A QTIP Trust qualifies for the marital deduction only if the surviving spouse is a U.S. citizen. If the surviving spouse is not a U.S. citizen, the assets must pass in the form of a qualified domestic trust (“QDOT”). The terms of the QDOT are similar to those of a QTIP Trust, but have a number of additional requirements. For example, at least one trustee must be either a U.S. citizen or a domestic banking corporation, and withholding may be required if principal is distributed to the non-citizen spouse. Upon the death of the noncitizen spouse, the federal estate tax that is due may be higher than if the surviving spouse had been a U.S. citizen.

Grantor Retained Annuity Trust (“GRAT”)

A grantor retained annuity trust (“GRAT”) can only be created during life. The grantor-client transfers assets to the GRAT and retains the right to receive, at least annually, payment from the trust of a fixed dollar amount, for a specified number of years. At the end of the GRAT term, assets remaining in the GRAT pass to designated beneficiaries. If the grantor-client dies before the end of the term, the remaining assets are returned to his or her estate.
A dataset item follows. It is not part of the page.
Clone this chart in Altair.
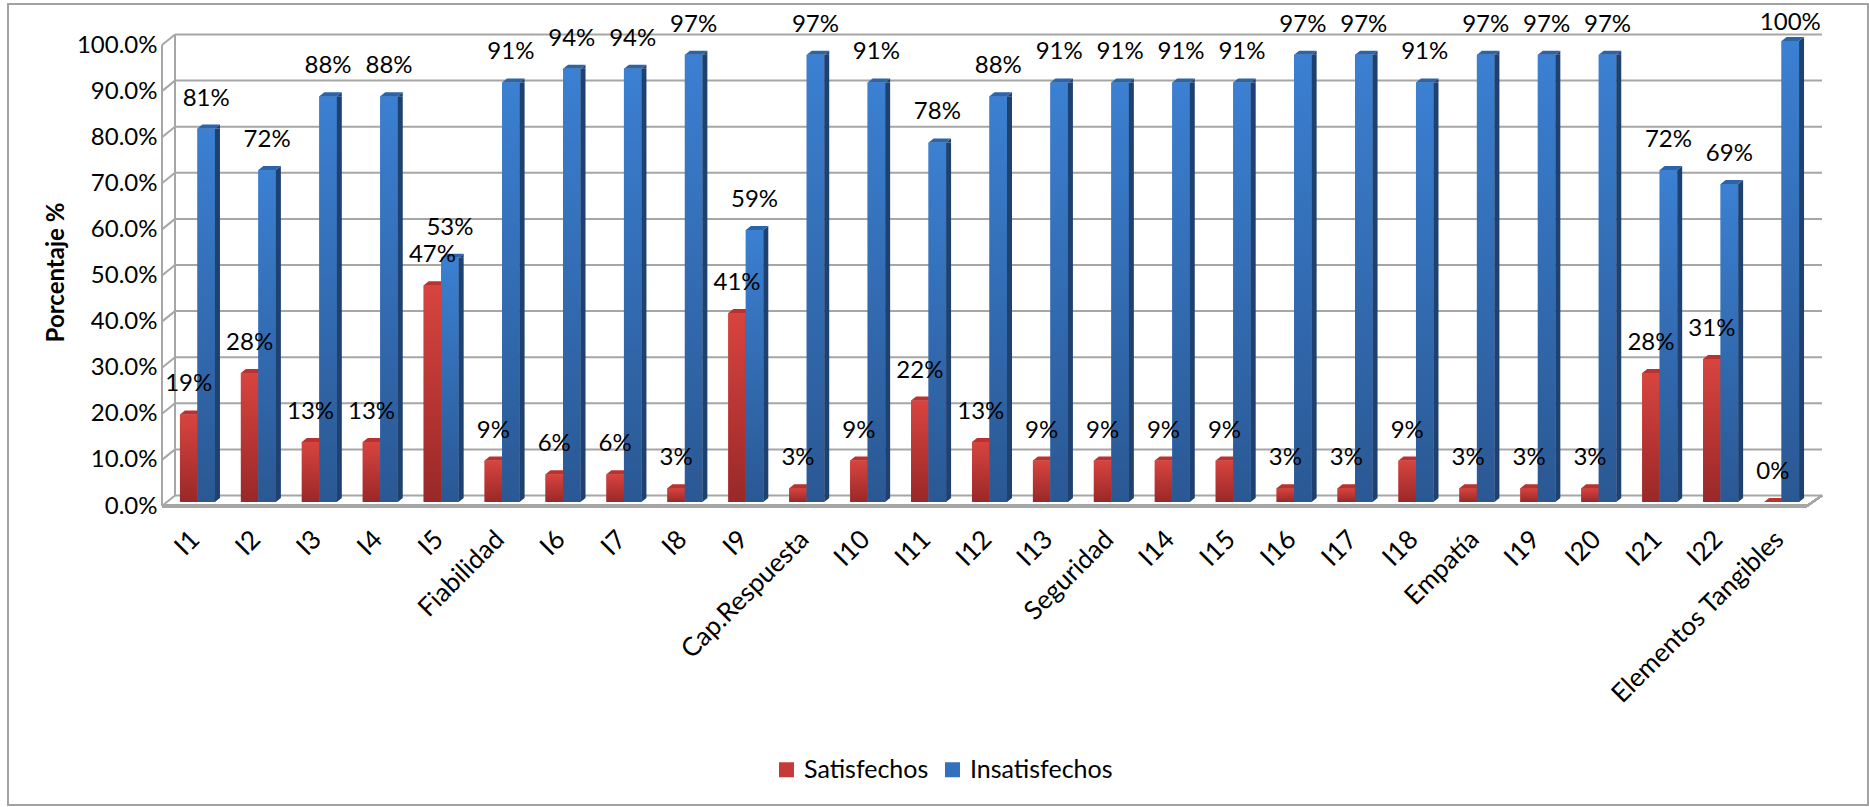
import altair as alt
import pandas as pd

# ---- data -------------------------------------------------------------
categories = ["I1", "I2", "I3", "I4", "I5", "Fiabilidad", "I6", "I7", "I8", "I9",
              "Cap.Respuesta", "I10", "I11", "I12", "I13", "Seguridad", "I14", "I15",
              "I16", "I17", "I18", "Empatía", "I19", "I20", "I21", "I22",
              "Elementos Tangibles"]
satisfechos = [19, 28, 13, 13, 47, 9, 6, 6, 3, 41, 3, 9, 22, 13, 9, 9, 9, 9,
               3, 3, 9, 3, 3, 3, 28, 31, 0]
insatisfechos = [81, 72, 88, 88, 53, 91, 94, 94, 97, 59, 97, 91, 78, 88, 91, 91, 91, 91,
                 97, 97, 91, 97, 97, 97, 72, 69, 100]
series = ["Satisfechos", "Insatisfechos"]
y_ticks = [0, 10, 20, 30, 40, 50, 60, 70, 80, 90, 100]

rows = []
for cat, s, i in zip(categories, satisfechos, insatisfechos):
    rows.append({"categoria": cat, "serie": "Satisfechos", "valor": s})
    rows.append({"categoria": cat, "serie": "Insatisfechos", "valor": i})
df = pd.DataFrame(rows)
df["etiqueta"] = df["valor"].astype(str) + "%"
grid_df = pd.DataFrame({"v": y_ticks})

# ---- layout / style ---------------------------------------------------
W, H = 1645, 461          # plot area
DEPTH_X, DEPTH_Y = 13, 6.5  # pseudo-3D wall depth
FRONT_Y = 4
FONT = "Lato"
GRID = "#a6a6a6"
BAR_W = 17.5

style = {
    "Satisfechos": dict(center=-3.75, flat="#c63b39",
                        grad=("#d8443f", "#992828"), top="#b8322f", side="#7c1f1f"),
    "Insatisfechos": dict(center=13.75, flat="#3371c0",
                          grad=("#3b80d2", "#2a5893"), top="#2c64a8", side="#1f416f"),
}

y_scale = alt.Scale(domain=[0, 100], nice=False, zero=True)
x_scale = alt.Scale(domain=categories, paddingInner=0, paddingOuter=0)

x_axis = alt.Axis(title=None, labelAngle=-45, labelAlign="right", labelBaseline="middle",
                  labelPadding=33, labelOffset=3, ticks=False, domain=False, grid=False,
                  labelFont=FONT, labelFontSize=26, labelColor="black",
                  labelOverlap=False, labelLimit=400)

y_axis = alt.Axis(title="Porcentaje %", values=y_ticks,
                  labelExpr="format(datum.value, '.1f') + '%'",
                  ticks=False, domain=False, grid=False, labelPadding=5,
                  labelOffset=4, labelFont=FONT, labelFontSize=24,
                  labelColor="black", titleFont=FONT, titleFontSize=24,
                  titleFontWeight="bold", titleColor="black",
                  titleX=-106, titleY=231, titleBaseline="middle")


def xenc():
    return alt.X("categoria:N", sort=categories, scale=x_scale, axis=x_axis)


def yenc(field):
    return alt.Y(field, scale=y_scale, axis=y_axis)


def ydat(v):
    return alt.YDatum(v, scale=y_scale, axis=y_axis)


# ---- walls and gridlines ------------------------------------------------
back_grid = alt.Chart(grid_df).mark_rule(color=GRID, strokeWidth=2, yOffset=-DEPTH_Y).encode(
    y=yenc("v:Q"), x=alt.value(DEPTH_X), x2=alt.value(W + 15))
side_grid = alt.Chart(grid_df).mark_rule(color=GRID, strokeWidth=2,
                                         yOffset=FRONT_Y, y2Offset=-DEPTH_Y).encode(
    y=yenc("v:Q"), y2="v:Q", x=alt.value(0), x2=alt.value(DEPTH_X))
wall_front = alt.Chart(grid_df).mark_rule(color=GRID, strokeWidth=2,
                                          yOffset=FRONT_Y, y2Offset=FRONT_Y).encode(
    x=alt.value(0), y=ydat(0), y2=alt.datum(100))
wall_back = alt.Chart(grid_df).mark_rule(color=GRID, strokeWidth=2,
                                         yOffset=-DEPTH_Y, y2Offset=-DEPTH_Y).encode(
    x=alt.value(DEPTH_X), y=ydat(0), y2=alt.datum(100))
floor_front = alt.Chart(grid_df).mark_rule(color=GRID, strokeWidth=3, yOffset=FRONT_Y).encode(
    x=alt.value(0), x2=alt.value(W), y=ydat(0))
floor_side = alt.Chart(grid_df).mark_rule(color=GRID, strokeWidth=2,
                                          yOffset=FRONT_Y, y2Offset=-DEPTH_Y).encode(
    x=alt.value(W), x2=alt.value(W + 15), y=ydat(0), y2=alt.datum(0))

# ---- bars -----------------------------------------------------------------
TOP_FACE = "M -8.75 0 L 8.75 0 L 13.75 -4 L -3.75 -4 Z"
SIDE_TOP = "M 8.75 0 L 13.75 -4 L 13.75 0 Z"
SIDE_BOTTOM = "M 8.75 -4 L 13.75 -4 L 8.75 0 Z"

legend = alt.Legend(orient="none", legendX=612, legendY=716,
                    direction="horizontal", title=None,
                    symbolType="square", symbolSize=225,
                    symbolStrokeWidth=0, labelFont=FONT,
                    labelFontSize=25, labelColor="black",
                    columnPadding=11, labelOffset=5, padding=0)

bar_layers = []
for name in series:
    st = style[name]
    base = alt.Chart(df).transform_filter(alt.datum.serie == name)
    c = st["center"]
    flat = base.mark_bar(width=BAR_W, xOffset=c).encode(
        x=xenc(), y=yenc("valor:Q"),
        color=alt.Color("serie:N", scale=alt.Scale(domain=series,
                                                   range=[style[s]["flat"] for s in series]),
                        legend=legend),
    )
    grad = base.mark_bar(
        width=BAR_W, xOffset=c,
        color=alt.Gradient(gradient="linear", x1=0, x2=0, y1=0, y2=1,
                           stops=[alt.GradientStop(color=st["grad"][0], offset=0),
                                  alt.GradientStop(color=st["grad"][1], offset=1)]),
    ).encode(x=xenc(), y=yenc("valor:Q"))
    side = base.mark_bar(width=5, xOffset=c + 11.25, y2Offset=-4, color=st["side"]).encode(
        x=xenc(), y=yenc("valor:Q"), y2=alt.datum(0))
    side_top = base.mark_point(shape=SIDE_TOP, size=4, filled=True, opacity=1,
                               strokeWidth=0, color=st["side"], xOffset=c).encode(
        x=xenc(), y=yenc("valor:Q"))
    side_bottom = base.mark_point(shape=SIDE_BOTTOM, size=4, filled=True, opacity=1,
                                  strokeWidth=0, color=st["side"], xOffset=c).encode(
        x=xenc(), y=ydat(0))
    top = base.mark_point(shape=TOP_FACE, size=4, filled=True, opacity=1,
                          strokeWidth=0, color=st["top"], xOffset=c).encode(
        x=xenc(), y=yenc("valor:Q"))
    bar_layers += [flat, grad, side, side_top, side_bottom, top]

# value labels sit above each bar, kept inside the chart area at the top
labels = []
for name in series:
    labels.append(
        alt.Chart(df).transform_filter(alt.datum.serie == name)
        .transform_calculate(pos="min(datum.valor, 97.5)")
        .mark_text(
            dy=-30, xOffset=style[name]["center"], font=FONT, fontSize=24,
            color="black", baseline="middle", align="center",
        ).encode(x=xenc(), y=yenc("pos:Q"), text="etiqueta:N")
    )

border = alt.Chart(grid_df).mark_rect(fillOpacity=0, stroke="#a3a3a3", strokeWidth=1.5).encode(
    x=alt.value(-154), x2=alt.value(1706), y=alt.value(-37), y2=alt.value(764))

chart = alt.layer(
    back_grid, side_grid, wall_front, wall_back, floor_front, floor_side,
    *bar_layers, *labels, border,
).properties(
    width=W, height=H,
    autosize=alt.AutoSizeParams(type="none"),
    padding={"left": 162, "top": 41, "right": 62, "bottom": 305},
    background="white",
).configure_view(stroke=None)

chart.save("out.html", embed_options={"renderer": "svg", "actions": False})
The GRAT is attractive because of the way in which the gift to the GRAT is valued. Under applicable Internal Revenue Service rules and tables, an actuarial computation is made and only the amount that is expected to remain in the GRAT at the end of the term is subject to gift tax. If the actual rate of return exceeds the IRS assumptions, not only has a gift been made at less than full value, but appreciation has escaped gift taxation as well.